# Short exercise
Give back the full listing, character for character, with no pictures.

# Data for processing
====

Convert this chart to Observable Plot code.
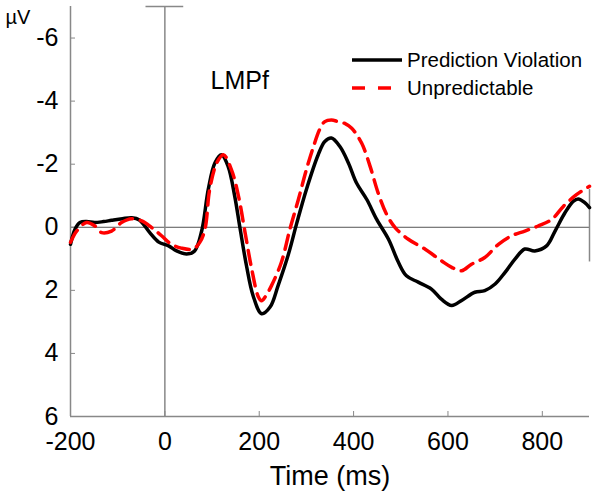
<!DOCTYPE html>
<html>
<head>
<meta charset="utf-8">
<script src="https://cdn.jsdelivr.net/npm/d3@7"></script>
<script src="https://cdn.jsdelivr.net/npm/@observablehq/plot@0.6"></script>
<style>
  html, body { margin: 0; padding: 0; background: #fff; }
  #chart { position: relative; width: 600px; height: 495px; }
</style>
</head>
<body>
<div id="chart"></div>
<script>
// Time points (ms) and amplitudes (µV)
const pvTime = [-200,-190,-180,-166,-149,-130,-113,-90,-70,-54,-32,-13,8,25,46,63,78,92,106,120,134,148,159,173,187,205,223,240,262,279,300,325,339,353,371,389,406,428,449,474,495,512,537,565,586,608,629,657,678,700,721,742,763,784,809,827,848,866,876,890,900];
const pvValue = [0.54,0.05,-0.15,-0.18,-0.15,-0.18,-0.22,-0.27,-0.3,-0.23,0.17,0.47,0.59,0.75,0.85,0.75,0.12,-1.2,-2.04,-2.3,-1.93,-0.99,0.0,1.22,2.17,2.74,2.53,1.85,0.85,-0.1,-1.2,-2.3,-2.72,-2.83,-2.56,-2.04,-1.41,-0.88,-0.25,0.38,1.11,1.54,1.74,1.96,2.28,2.48,2.32,2.06,2.01,1.8,1.43,1.01,0.69,0.75,0.59,0.12,-0.46,-0.83,-0.9,-0.78,-0.62];

const unTime = [-200,-187,-166,-148,-134,-113,-92,-70,-49,-28,-7,14,35,60,74,85,95,110,124,141,156,170,184,198,205,213,226,247,265,283,300,315,328,339,353,367,383,396,417,435,452,470,488,516,551,586,608,629,650,678,707,735,763,791,820,845,873,900];
const unValue = [0.48,0.12,-0.15,-0.04,0.17,0.12,-0.15,-0.27,-0.2,0.01,0.27,0.54,0.66,0.69,0.48,0.06,-1.2,-2.04,-2.3,-1.83,-0.99,0.17,1.32,2.2,2.33,2.2,1.85,1.11,0.06,-0.88,-1.83,-2.56,-3.1,-3.35,-3.4,-3.35,-3.28,-3.14,-2.67,-1.93,-1.09,-0.41,0.01,0.38,0.69,1.06,1.27,1.38,1.17,0.96,0.54,0.27,0.12,-0.04,-0.25,-0.67,-1.04,-1.3];

const xTicks = [-200, 0, 200, 400, 600, 800];
const yTicks = [-6, -4, -2, 0, 2, 4, 6];
const xDomain = [-200, 900];
const yDomain = [-7, 6];
const seriesNames = ["Prediction Violation", "Unpredictable"];
const capSpan = [-40, 40];        // horizontal cap at top of the onset line
const rightBar = [-1.2, 1.1];     // small vertical bar at right end

const pv = pvTime.map((t, i) => ({t, v: pvValue[i]}));
const un = unTime.map((t, i) => ({t, v: unValue[i]}));

const font = "'Liberation Sans', Arial, Helvetica, sans-serif";
const hyphen = d => String(d);

const plot = Plot.plot({
  width: 600,
  height: 495,
  marginLeft: 70,
  marginRight: 11,
  marginTop: 6,
  marginBottom: 79,
  style: {fontFamily: font, background: "white", color: "black", overflow: "visible"},
  x: {domain: xDomain},
  y: {domain: yDomain, reverse: true},
  marks: [
    Plot.ruleY([0], {stroke: "#555", strokeWidth: 1}),
    Plot.ruleX([0], {stroke: "#888", strokeWidth: 1.5}),
    Plot.ruleY([yDomain[0]], {x1: capSpan[0], x2: capSpan[1], stroke: "#888", strokeWidth: 1.5}),
    Plot.ruleX([xDomain[1]], {y1: rightBar[0], y2: rightBar[1], stroke: "#888", strokeWidth: 1.5}),
    Plot.ruleX([xDomain[0]], {stroke: "#888", strokeWidth: 1.5}),
    Plot.ruleY([yDomain[1]], {stroke: "#888", strokeWidth: 1.5}),
    Plot.axisY({ticks: yTicks, tickFormat: hyphen, tickSize: -5, tickPadding: 17, fontSize: 25, stroke: "#888", label: null}),
    Plot.axisX({ticks: xTicks, tickFormat: hyphen, tickSize: -5, tickPadding: 21, fontSize: 25, stroke: "#888", label: null}),
    Plot.line(pv, {x: "t", y: "v", stroke: "black", strokeWidth: 3.5, curve: "catmull-rom"}),
    Plot.line(un, {x: "t", y: "v", stroke: "#ff0000", strokeWidth: 3.5, strokeDasharray: "14,8", curve: "catmull-rom"}),
    Plot.text(["µV"], {frameAnchor: "top-left", dx: -65, dy: 3, fontSize: 20, fill: "black"}),
    Plot.text(["LMPf"], {frameAnchor: "top-left", dx: 140, dy: 65, fontSize: 25, fill: "black"}),
    Plot.text(["Time (ms)"], {frameAnchor: "bottom", dy: 68, fontSize: 27, fill: "black"})
  ]
});

document.getElementById("chart").appendChild(plot);

// Legend
const svg = d3.select(plot);
const leg = svg.append("g").attr("transform", "translate(352,60)");
const styles = [
  {stroke: "black", dash: null},
  {stroke: "#ff0000", dash: "13,13"}
];
seriesNames.forEach((name, i) => {
  const g = leg.append("g").attr("transform", `translate(0,${i * 28})`);
  g.append("line").attr("x1", 0).attr("x2", 50).attr("y1", 0).attr("y2", 0)
    .attr("stroke", styles[i].stroke).attr("stroke-width", 3.5)
    .attr("stroke-dasharray", styles[i].dash);
  g.append("text").attr("x", 55).attr("y", 0).attr("dy", "0.35em")
    .attr("text-anchor", "start")
    .attr("font-size", 20.5).attr("font-family", font).attr("fill", "black").text(name);
});
</script>
</body>
</html>
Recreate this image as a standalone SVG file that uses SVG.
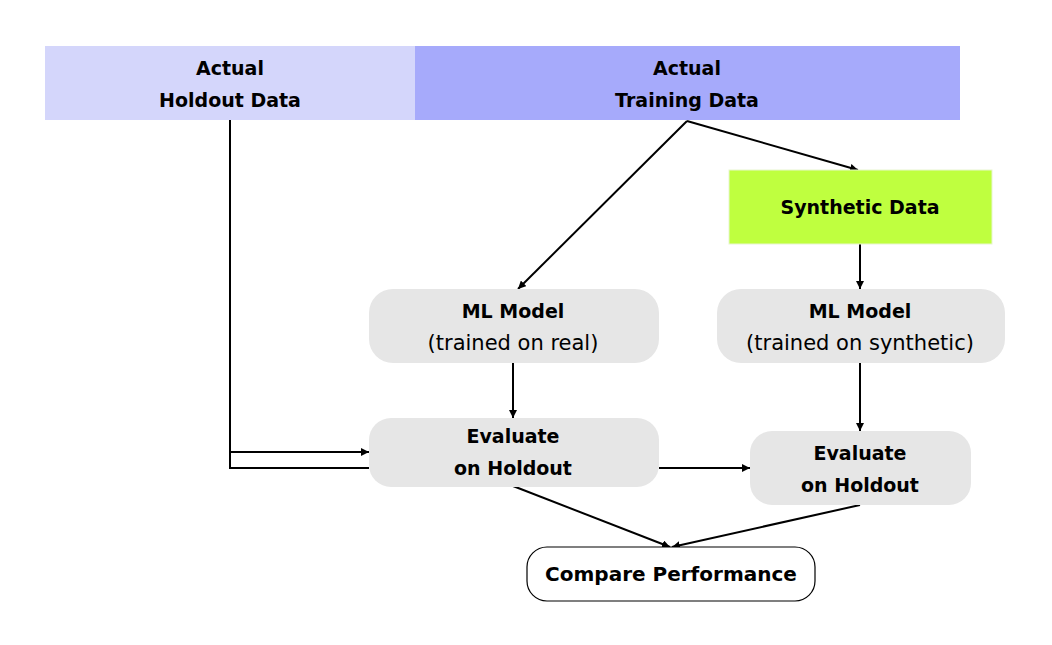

====

# Response to this task
Convert this chart to Observable Plot code.
<!DOCTYPE html>
<html>
<head>
<meta charset="utf-8">
<script src="https://cdn.jsdelivr.net/npm/d3@7"></script>
<script src="https://cdn.jsdelivr.net/npm/@observablehq/plot@0.6"></script>
<style>
  html, body { margin: 0; padding: 0; background: #fff; }
  #chart { position: relative; width: 600px; height: 495px; }
</style>
</head>
<body>
<div id="chart"></div>
<script>
// Time points (ms) and amplitudes (µV)
const pvTime = [-200,-190,-180,-166,-149,-130,-113,-90,-70,-54,-32,-13,8,25,46,63,78,92,106,120,134,148,159,173,187,205,223,240,262,279,300,325,339,353,371,389,406,428,449,474,495,512,537,565,586,608,629,657,678,700,721,742,763,784,809,827,848,866,876,890,900];
const pvValue = [0.54,0.05,-0.15,-0.18,-0.15,-0.18,-0.22,-0.27,-0.3,-0.23,0.17,0.47,0.59,0.75,0.85,0.75,0.12,-1.2,-2.04,-2.3,-1.93,-0.99,0.0,1.22,2.17,2.74,2.53,1.85,0.85,-0.1,-1.2,-2.3,-2.72,-2.83,-2.56,-2.04,-1.41,-0.88,-0.25,0.38,1.11,1.54,1.74,1.96,2.28,2.48,2.32,2.06,2.01,1.8,1.43,1.01,0.69,0.75,0.59,0.12,-0.46,-0.83,-0.9,-0.78,-0.62];

const unTime = [-200,-187,-166,-148,-134,-113,-92,-70,-49,-28,-7,14,35,60,74,85,95,110,124,141,156,170,184,198,205,213,226,247,265,283,300,315,328,339,353,367,383,396,417,435,452,470,488,516,551,586,608,629,650,678,707,735,763,791,820,845,873,900];
const unValue = [0.48,0.12,-0.15,-0.04,0.17,0.12,-0.15,-0.27,-0.2,0.01,0.27,0.54,0.66,0.69,0.48,0.06,-1.2,-2.04,-2.3,-1.83,-0.99,0.17,1.32,2.2,2.33,2.2,1.85,1.11,0.06,-0.88,-1.83,-2.56,-3.1,-3.35,-3.4,-3.35,-3.28,-3.14,-2.67,-1.93,-1.09,-0.41,0.01,0.38,0.69,1.06,1.27,1.38,1.17,0.96,0.54,0.27,0.12,-0.04,-0.25,-0.67,-1.04,-1.3];

const xTicks = [-200, 0, 200, 400, 600, 800];
const yTicks = [-6, -4, -2, 0, 2, 4, 6];
const xDomain = [-200, 900];
const yDomain = [-7, 6];
const seriesNames = ["Prediction Violation", "Unpredictable"];
const capSpan = [-40, 40];        // horizontal cap at top of the onset line
const rightBar = [-1.2, 1.1];     // small vertical bar at right end

const pv = pvTime.map((t, i) => ({t, v: pvValue[i]}));
const un = unTime.map((t, i) => ({t, v: unValue[i]}));

const font = "'Liberation Sans', Arial, Helvetica, sans-serif";
const hyphen = d => String(d);

const plot = Plot.plot({
  width: 600,
  height: 495,
  marginLeft: 70,
  marginRight: 11,
  marginTop: 6,
  marginBottom: 79,
  style: {fontFamily: font, background: "white", color: "black", overflow: "visible"},
  x: {domain: xDomain},
  y: {domain: yDomain, reverse: true},
  marks: [
    Plot.ruleY([0], {stroke: "#555", strokeWidth: 1}),
    Plot.ruleX([0], {stroke: "#888", strokeWidth: 1.5}),
    Plot.ruleY([yDomain[0]], {x1: capSpan[0], x2: capSpan[1], stroke: "#888", strokeWidth: 1.5}),
    Plot.ruleX([xDomain[1]], {y1: rightBar[0], y2: rightBar[1], stroke: "#888", strokeWidth: 1.5}),
    Plot.ruleX([xDomain[0]], {stroke: "#888", strokeWidth: 1.5}),
    Plot.ruleY([yDomain[1]], {stroke: "#888", strokeWidth: 1.5}),
    Plot.axisY({ticks: yTicks, tickFormat: hyphen, tickSize: -5, tickPadding: 17, fontSize: 25, stroke: "#888", label: null}),
    Plot.axisX({ticks: xTicks, tickFormat: hyphen, tickSize: -5, tickPadding: 21, fontSize: 25, stroke: "#888", label: null}),
    Plot.line(pv, {x: "t", y: "v", stroke: "black", strokeWidth: 3.5, curve: "catmull-rom"}),
    Plot.line(un, {x: "t", y: "v", stroke: "#ff0000", strokeWidth: 3.5, strokeDasharray: "14,8", curve: "catmull-rom"}),
    Plot.text(["µV"], {frameAnchor: "top-left", dx: -65, dy: 3, fontSize: 20, fill: "black"}),
    Plot.text(["LMPf"], {frameAnchor: "top-left", dx: 140, dy: 65, fontSize: 25, fill: "black"}),
    Plot.text(["Time (ms)"], {frameAnchor: "bottom", dy: 68, fontSize: 27, fill: "black"})
  ]
});

document.getElementById("chart").appendChild(plot);

// Legend
const svg = d3.select(plot);
const leg = svg.append("g").attr("transform", "translate(352,60)");
const styles = [
  {stroke: "black", dash: null},
  {stroke: "#ff0000", dash: "13,13"}
];
seriesNames.forEach((name, i) => {
  const g = leg.append("g").attr("transform", `translate(0,${i * 28})`);
  g.append("line").attr("x1", 0).attr("x2", 50).attr("y1", 0).attr("y2", 0)
    .attr("stroke", styles[i].stroke).attr("stroke-width", 3.5)
    .attr("stroke-dasharray", styles[i].dash);
  g.append("text").attr("x", 55).attr("y", 0).attr("dy", "0.35em")
    .attr("text-anchor", "start")
    .attr("font-size", 20.5).attr("font-family", font).attr("fill", "black").text(name);
});
</script>
</body>
</html>
Recreate this image as a standalone SVG file that uses SVG.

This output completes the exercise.